If possible let us assume that $\alpha$ is not separable. As it is a field of characteristic $p(>0)$ the minimal polynomial of $\alpha$ over $k$ will be $g(x^p)$ for some $g(x)\in k[x]$.
$\therefore g(\alpha^p)=0\implies g(x)$ annihilates $\alpha^p\implies$ $\textit{min-poly }_k(\alpha^p) $ divides $g(x)$
Now from $k(\alpha)=k(\alpha^{p})$ we have $$[k(\alpha):k]=[k(\alpha^p):k]=\deg(\textit{min-poly }_k(\alpha^p) )\le\deg(g(x))< p\deg(g(x))=\deg(g(x^p))=[k(\alpha):k]$$
But that is a contradiction. So we must have $\alpha$ is separable.
Conversely, suppose $\alpha$ is separable we are to show that $k(\alpha)=k(\alpha^{p^n})$ for all positive integer $n$.
It is clear that for all positive integer $n$ , $\alpha^{p^n}\in k(\alpha)\implies k(\alpha^{p^n})\subseteq k(\alpha)$.
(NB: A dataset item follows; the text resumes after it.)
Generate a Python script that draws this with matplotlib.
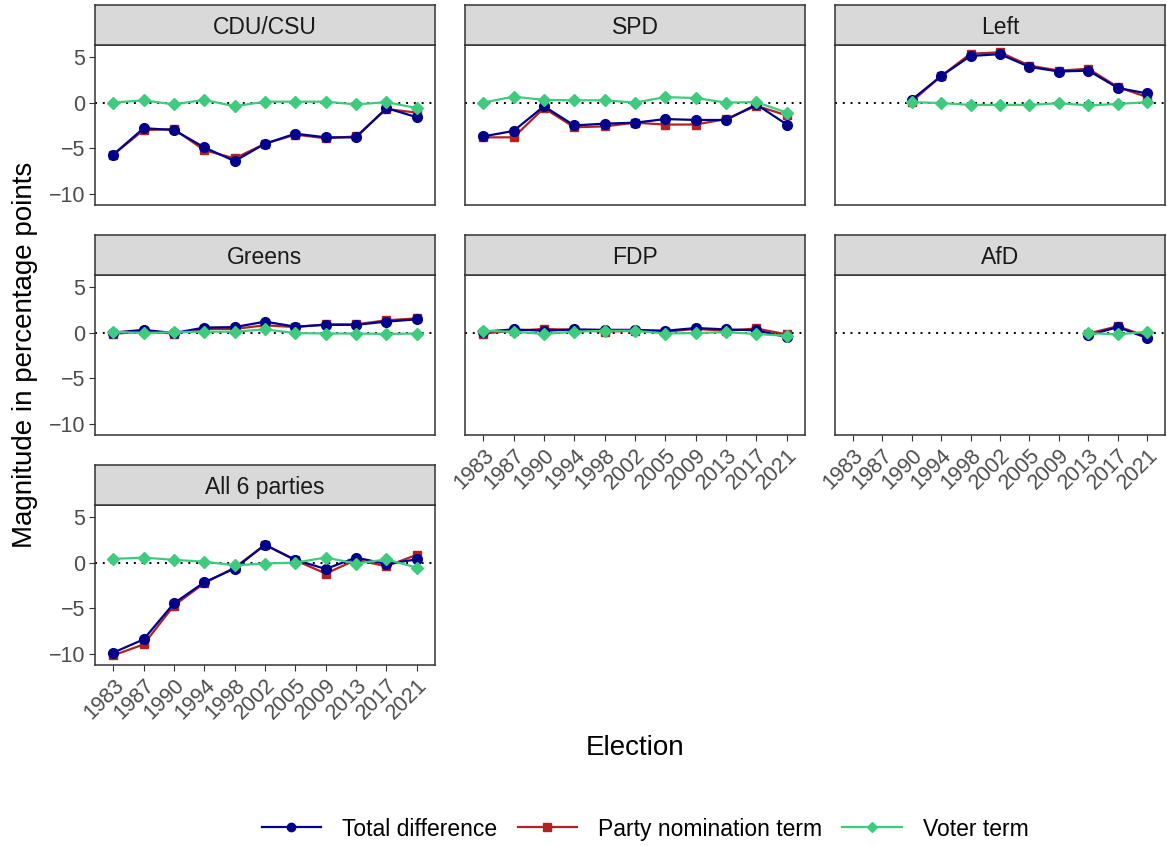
import numpy as np
import matplotlib; matplotlib.use("Agg")
import matplotlib.pyplot as plt
from matplotlib.lines import Line2D

plt.rcParams['font.family'] = ['Liberation Sans', 'DejaVu Sans']

years = ['1983', '1987', '1990', '1994', '1998', '2002', '2005', '2009', '2013', '2017', '2021']
nan = np.nan

cdu_total = [-5.7, -2.8, -3.0, -4.9, -6.4, -4.5, -3.4, -3.8, -3.8, -0.6, -1.6]
cdu_party = [-5.7, -3.0, -2.9, -5.2, -6.1, -4.5, -3.5, -3.9, -3.7, -0.7, -1.1]
cdu_voter = [0.0, 0.25, -0.2, 0.3, -0.4, 0.1, 0.1, 0.1, -0.2, 0.05, -0.6]

spd_total = [-3.7, -3.1, -0.4, -2.5, -2.3, -2.2, -1.8, -1.9, -1.9, -0.2, -2.4]
spd_party = [-3.8, -3.8, -0.6, -2.7, -2.6, -2.2, -2.4, -2.4, -1.8, -0.35, -1.4]
spd_voter = [0.0, 0.65, 0.3, 0.25, 0.25, 0.0, 0.6, 0.5, 0.0, 0.05, -1.1]

left_total = [nan, nan, 0.3, 2.9, 5.1, 5.3, 3.9, 3.4, 3.5, 1.6, 1.0]
left_party = [nan, nan, 0.1, 2.9, 5.35, 5.5, 4.05, 3.5, 3.7, 1.7, 0.6]
left_voter = [nan, nan, 0.05, -0.05, -0.25, -0.25, -0.25, -0.07, -0.3, -0.15, 0.05]

grn_total = [0.0, 0.3, -0.05, 0.55, 0.6, 1.2, 0.65, 0.85, 0.85, 1.2, 1.45]
grn_party = [-0.15, 0.15, -0.1, 0.4, 0.4, 0.8, 0.6, 0.9, 0.9, 1.35, 1.55]
grn_voter = [0.1, -0.05, 0.05, 0.1, 0.1, 0.35, -0.05, -0.1, -0.1, -0.15, -0.1]

fdp_total = [0.1, 0.35, 0.2, 0.35, 0.3, 0.3, 0.2, 0.5, 0.35, 0.25, -0.5]
fdp_party = [-0.1, 0.2, 0.4, 0.3, 0.1, 0.2, 0.1, 0.4, 0.2, 0.45, -0.2]
fdp_voter = [0.2, 0.1, -0.15, 0.1, 0.2, 0.2, -0.1, -0.05, 0.05, -0.15, -0.35]

afd_total = [nan] * 8 + [-0.3, 0.6, -0.6]
afd_party = [nan] * 8 + [-0.1, 0.7, -0.45]
afd_voter = [nan] * 8 + [-0.05, -0.2, 0.1]

all_total = [-9.85, -8.4, -4.45, -2.15, -0.65, 1.95, 0.3, -0.7, 0.55, -0.15, 0.35]
all_party = [-10.15, -8.95, -4.7, -2.25, -0.55, 1.95, 0.25, -1.2, 0.3, -0.4, 0.85]
all_voter = [0.4, 0.55, 0.3, 0.1, -0.3, -0.1, 0.0, 0.55, -0.1, 0.35, -0.55]

W, H = 1167, 846
fig = plt.figure(figsize=(W / 100, H / 100), dpi=100)

def rect(x0, y0, x1, y1):
    return [x0 / W, 1 - y1 / H, (x1 - x0) / W, (y1 - y0) / H]

cols = [(95, 435), (465, 805), (835, 1165)]
rows = [(5, 45, 205), (235, 275, 435), (465, 505, 665)]
panels = [
    ('CDU/CSU', 0, 0, cdu_total, cdu_party, cdu_voter),
    ('SPD', 0, 1, spd_total, spd_party, spd_voter),
    ('Left', 0, 2, left_total, left_party, left_voter),
    ('Greens', 1, 0, grn_total, grn_party, grn_voter),
    ('FDP', 1, 1, fdp_total, fdp_party, fdp_voter),
    ('AfD', 1, 2, afd_total, afd_party, afd_voter),
    ('All 6 parties', 2, 0, all_total, all_party, all_voter),
]
bottom = {'All 6 parties', 'FDP', 'AfD'}

c_tot, c_par, c_vot = '#00008B', '#B22222', '#3FCB7E'
x = np.arange(len(years))
for name, r, c, tot, par, vot in panels:
    x0, x1 = cols[c]
    s0, p0, p1 = rows[r]
    ax = fig.add_axes(rect(x0, p0, x1, p1))
    ax.axhline(0, color='black', ls=(0, (1, 3)), lw=1.4, zorder=1)
    ax.plot(x, par, color=c_par, marker='s', ms=6, lw=1.6, zorder=3)
    ax.plot(x, tot, color=c_tot, marker='o', ms=7, lw=1.6, zorder=4)
    ax.plot(x, vot, color=c_vot, marker='D', ms=6, lw=1.6, zorder=5)
    ax.set_xlim(-0.6, 10.6); ax.set_ylim(-11.2, 6.3)
    ax.set_yticks([-10, -5, 0, 5])
    for s in ax.spines.values():
        s.set_color('#333333'); s.set_linewidth(1.1)
    ax.tick_params(colors='#333333', labelcolor='#4D4D4D', labelsize=15.5, length=4, pad=3)
    ax.set_xticks(x)
    if name in bottom:
        ax.set_xticklabels(years, rotation=45, ha='right', rotation_mode='anchor')
    else:
        ax.tick_params(axis='x', length=0, labelbottom=False)
    if c != 0:
        ax.tick_params(axis='y', length=0, labelleft=False)
    sax = fig.add_axes(rect(x0, s0, x1, p0))
    sax.set_facecolor('#D9D9D9')
    sax.set_xticks([]); sax.set_yticks([])
    for s in sax.spines.values():
        s.set_color('#333333'); s.set_linewidth(1.1)
    sax.text(0.5, 0.45, name, ha='center', va='center', fontsize=16.5, color='#1A1A1A', transform=sax.transAxes)

fig.text(25 / W, 1 - 355 / H, 'Magnitude in percentage points', rotation=90, ha='center', va='center', fontsize=20)
fig.text(635 / W, 1 - 748 / H, 'Election', ha='center', va='center', fontsize=20)

handles = [Line2D([], [], color=c_tot, marker='o', ms=6, lw=1.6),
           Line2D([], [], color=c_par, marker='s', ms=5.5, lw=1.6),
           Line2D([], [], color=c_vot, marker='D', ms=5.5, lw=1.6)]
fig.legend(handles, ['Total difference', 'Party nomination term', 'Voter term'], loc='center',
           bbox_to_anchor=(645 / W, 1 - 829 / H), ncol=3, frameon=False, fontsize=16.5,
           handlelength=2.6, columnspacing=0.9, handletextpad=0.9)

fig.savefig('out.png', dpi=100)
Let us fix $n$ a positive integer.
$f(x)$ be the minimal polynomial of $\alpha$ over $k$ and $g(x)$ be the minimal polynomial of $\alpha^{p^n}$ . Also $[k(\alpha^{p^n}):k]=\deg(g)\le \deg(f)=[k(\alpha):k]$
Let $L$ be the splitting field of $f$ over $k(\alpha)$.
Let us define $I:=\{ \sigma|\sigma:k(\alpha)\to L \text{ is a } k-\text{endomorphism} \}$. Observe that number of elements in $I$ is equal to $[k(\alpha):k]$, as $\alpha$ is seperable.
Moreover $\{\sigma(\alpha)|\sigma\in I\}$ is the set of $[k(\alpha):k]$ distinct roots of $f$ in $L$.
Then in $L$ polynomial $f(x)$ can be written as $$f(x)=\prod_{\sigma\in I}\left(x-\sigma(\alpha)\right)$$
Next we look at $g(x)$. $g(x)$ is an irreducible in $k[x]$. We have $\alpha^{p^n}\in L$ a root of $g(x)$, then $g(x)$ splits in $L$.
For every $\sigma\in I$ , $\sigma(\alpha^{p^n})$ is a root of $g(x)$ and these roots are distinct $(\because \sigma_1(\alpha^{p^n})=\sigma_2(\alpha^{p^n})\implies(\sigma_1(\alpha))^{p^n}=(\sigma_2(\alpha))^{p^n}\implies \sigma_1(\alpha)=\sigma_2(\alpha)\implies \sigma_1=\sigma_2)$.
So the $\deg(g)$ is greater or equal to the number of elements in $I$.
$\therefore \deg(g)=[k(\alpha):k]=[k(\alpha^{p^n}):k]\implies k(\alpha)=k(\alpha^{p^n})$